Israel lobby is fracturing somewhat on Avigdor Lieberman

Avigdor Lieberman may have come in a surprising third in the elections in Israel, but he knows where the ultimate power base is. So today he has an op-ed in the New York Jewish Week trying to overcome the criticism of him here. He says his proposed loyalty oath is no different from what the U.S. and Britain require of new citizens.

Lieberman is turning out to be a wedge issue for the Israel lobby. Good people are taking a stand. J Street stands out, as it did during Gaza. Jeremy Ben-Ami, the group's director:

Avigdor Lieberman’s op-ed in the Jewish Week on shared values between Israel and the United States is as genuine as a Bernie Madoff lecture on business ethics.

Let’s set the record straight: Avigdor Lieberman has advocated
transferring Israeli Arab citizens out of Israel.  He wants to ask
current citizens of Israel to take a loyalty oath.  He campaigned on a
platform that only he “understands Arabic” and that there should be “no
citizenship without loyalty.”  There is no doubt what he meant and who
he’s targeting.

Beautifully stated!

Lieberman gets one thing right: the strong and historic Israeli-US
relationship has been based on shared values and interests.  But his
values are not my values – neither as an American nor as a Jew.

J Street is joined by the rabbi with whom it parted ways so acrimoniously on Gaza–Eric Yoffie of the Union for Reform Judaism is very strong against Lieberman–and of course by the academic leaders of "Support Israeli Democracy," an American petition drive against Lieberman that we have reported here before.  Even the American Jewish Committee is uncomfortable with the Yisroel Beiteinu leader.

But Lieberman is finding defenders in the U.S., in the usual places. The JTA reports:

[Malcolm] Hoenlein [of the Conference of Presidents] added, Lieberman is “far more moderate than the media has presented it.”…

“I find a lot of apocrypha but very little in actual detail” about
the alleged danger of Lieberman, said the Anti-Defamation League’s
national director, Abraham Foxman.
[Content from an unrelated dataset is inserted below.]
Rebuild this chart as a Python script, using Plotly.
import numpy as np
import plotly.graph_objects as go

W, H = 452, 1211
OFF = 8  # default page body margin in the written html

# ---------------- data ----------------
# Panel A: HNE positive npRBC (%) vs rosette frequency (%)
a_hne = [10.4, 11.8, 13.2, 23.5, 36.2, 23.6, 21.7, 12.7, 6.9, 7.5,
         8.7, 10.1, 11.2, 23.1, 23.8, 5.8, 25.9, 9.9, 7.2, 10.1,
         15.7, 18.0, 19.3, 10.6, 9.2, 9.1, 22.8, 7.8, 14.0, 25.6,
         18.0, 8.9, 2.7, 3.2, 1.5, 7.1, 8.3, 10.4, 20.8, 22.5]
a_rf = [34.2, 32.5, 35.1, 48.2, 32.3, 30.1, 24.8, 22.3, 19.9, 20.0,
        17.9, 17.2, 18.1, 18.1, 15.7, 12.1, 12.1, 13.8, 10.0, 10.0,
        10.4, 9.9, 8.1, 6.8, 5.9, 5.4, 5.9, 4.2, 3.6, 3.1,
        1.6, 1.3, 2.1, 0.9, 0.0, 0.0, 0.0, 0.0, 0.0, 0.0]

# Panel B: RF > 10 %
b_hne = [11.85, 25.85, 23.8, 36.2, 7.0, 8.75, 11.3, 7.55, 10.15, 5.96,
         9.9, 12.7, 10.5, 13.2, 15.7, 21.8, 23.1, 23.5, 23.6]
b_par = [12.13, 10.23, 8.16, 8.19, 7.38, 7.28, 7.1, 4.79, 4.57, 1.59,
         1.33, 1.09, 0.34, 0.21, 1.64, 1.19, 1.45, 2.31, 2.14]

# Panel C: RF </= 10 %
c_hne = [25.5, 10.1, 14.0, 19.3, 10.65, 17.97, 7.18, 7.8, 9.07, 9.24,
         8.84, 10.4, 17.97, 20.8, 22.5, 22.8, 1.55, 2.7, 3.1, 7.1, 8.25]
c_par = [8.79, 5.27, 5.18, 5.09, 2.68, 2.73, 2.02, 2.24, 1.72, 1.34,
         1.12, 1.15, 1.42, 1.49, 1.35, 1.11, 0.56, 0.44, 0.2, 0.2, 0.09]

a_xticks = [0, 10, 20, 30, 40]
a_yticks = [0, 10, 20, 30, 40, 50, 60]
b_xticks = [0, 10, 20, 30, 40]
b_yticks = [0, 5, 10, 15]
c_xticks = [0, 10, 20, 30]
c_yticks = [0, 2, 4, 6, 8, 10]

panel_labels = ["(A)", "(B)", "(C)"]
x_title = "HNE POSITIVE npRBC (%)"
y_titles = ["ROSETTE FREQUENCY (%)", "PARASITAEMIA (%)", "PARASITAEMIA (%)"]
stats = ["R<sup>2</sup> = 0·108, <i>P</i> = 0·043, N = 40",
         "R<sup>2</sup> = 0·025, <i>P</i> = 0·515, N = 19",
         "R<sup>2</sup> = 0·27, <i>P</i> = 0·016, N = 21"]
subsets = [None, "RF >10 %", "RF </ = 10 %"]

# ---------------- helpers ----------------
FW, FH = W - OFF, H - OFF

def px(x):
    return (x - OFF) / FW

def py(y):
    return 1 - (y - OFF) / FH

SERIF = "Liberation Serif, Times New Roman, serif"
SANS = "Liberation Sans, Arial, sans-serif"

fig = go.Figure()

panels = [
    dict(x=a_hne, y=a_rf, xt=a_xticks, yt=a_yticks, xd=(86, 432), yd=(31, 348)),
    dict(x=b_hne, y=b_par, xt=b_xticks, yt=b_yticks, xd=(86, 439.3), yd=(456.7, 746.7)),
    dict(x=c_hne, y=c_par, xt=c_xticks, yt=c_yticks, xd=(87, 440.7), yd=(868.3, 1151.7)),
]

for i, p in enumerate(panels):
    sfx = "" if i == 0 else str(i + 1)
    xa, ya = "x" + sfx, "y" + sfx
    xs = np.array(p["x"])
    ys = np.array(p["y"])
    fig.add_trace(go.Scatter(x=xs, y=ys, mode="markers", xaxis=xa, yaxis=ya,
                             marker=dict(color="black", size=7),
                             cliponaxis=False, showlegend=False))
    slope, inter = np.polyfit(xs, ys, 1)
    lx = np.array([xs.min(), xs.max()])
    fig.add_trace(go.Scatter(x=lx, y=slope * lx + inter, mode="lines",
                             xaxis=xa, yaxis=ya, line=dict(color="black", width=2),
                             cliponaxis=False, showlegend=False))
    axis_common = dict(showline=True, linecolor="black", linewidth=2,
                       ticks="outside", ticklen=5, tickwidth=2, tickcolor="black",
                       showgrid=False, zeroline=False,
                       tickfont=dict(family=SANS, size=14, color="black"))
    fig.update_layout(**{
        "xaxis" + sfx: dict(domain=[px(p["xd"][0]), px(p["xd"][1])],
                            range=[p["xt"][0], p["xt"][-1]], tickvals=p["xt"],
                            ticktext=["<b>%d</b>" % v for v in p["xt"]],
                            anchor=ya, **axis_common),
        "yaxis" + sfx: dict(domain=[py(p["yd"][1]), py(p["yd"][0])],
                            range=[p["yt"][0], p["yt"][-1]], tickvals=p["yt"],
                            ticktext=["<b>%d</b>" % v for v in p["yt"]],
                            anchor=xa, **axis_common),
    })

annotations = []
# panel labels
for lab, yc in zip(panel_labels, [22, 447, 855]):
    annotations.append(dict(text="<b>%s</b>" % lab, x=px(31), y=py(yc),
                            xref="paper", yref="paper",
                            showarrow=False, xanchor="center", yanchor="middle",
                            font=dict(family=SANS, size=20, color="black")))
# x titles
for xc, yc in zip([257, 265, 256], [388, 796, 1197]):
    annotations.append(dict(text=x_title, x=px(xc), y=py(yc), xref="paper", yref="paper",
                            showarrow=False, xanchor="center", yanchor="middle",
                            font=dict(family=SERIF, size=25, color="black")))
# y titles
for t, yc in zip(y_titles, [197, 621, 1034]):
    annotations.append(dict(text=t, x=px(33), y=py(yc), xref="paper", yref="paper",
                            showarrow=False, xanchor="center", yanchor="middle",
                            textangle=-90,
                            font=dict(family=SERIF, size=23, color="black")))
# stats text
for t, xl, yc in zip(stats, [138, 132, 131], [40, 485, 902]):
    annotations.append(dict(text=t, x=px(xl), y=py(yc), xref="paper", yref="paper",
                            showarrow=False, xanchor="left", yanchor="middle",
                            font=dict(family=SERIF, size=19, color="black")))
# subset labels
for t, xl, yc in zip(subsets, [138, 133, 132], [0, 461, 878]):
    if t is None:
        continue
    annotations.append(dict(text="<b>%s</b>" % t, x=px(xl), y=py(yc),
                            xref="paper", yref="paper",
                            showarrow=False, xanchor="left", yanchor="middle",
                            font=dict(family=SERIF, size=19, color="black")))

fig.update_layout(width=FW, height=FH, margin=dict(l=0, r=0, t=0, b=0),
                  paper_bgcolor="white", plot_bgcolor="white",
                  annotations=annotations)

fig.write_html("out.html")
He said Lieberman's proposed loyalty
oaths would be required of everyone, not just Arabs, and thus were not
discriminatory singling anyone out.

In the same piece, Richard Cohen of the Washington Post is in the J Street camp. He tells Eric Fingerhut that the

"inclusion of Lieberman in an Israeli government would be 'very,
very counterproductive' to the Jewish state and that Jewish leaders
should be speaking out strongly on the matter.

"'I could defend the operation in Gaza,' Cohen said, but 'I'd have a
very hard time' defending a government including someone who has
demanded citizens take a loyalty oath."

I find Cohen's language revealing. Since when is he advising Jewish leaders and announcing what he can and can't defend? Well–since he is an important columnist who feels some sense of allegiance to Israel. Two years ago he said that Walt and Mearsheimer's book left him singing "Hatikvah." And these quotes remind us, that there really is an Israel lobby–which includes Jewish writers who feel real responsibility for standing up for Israel in this country.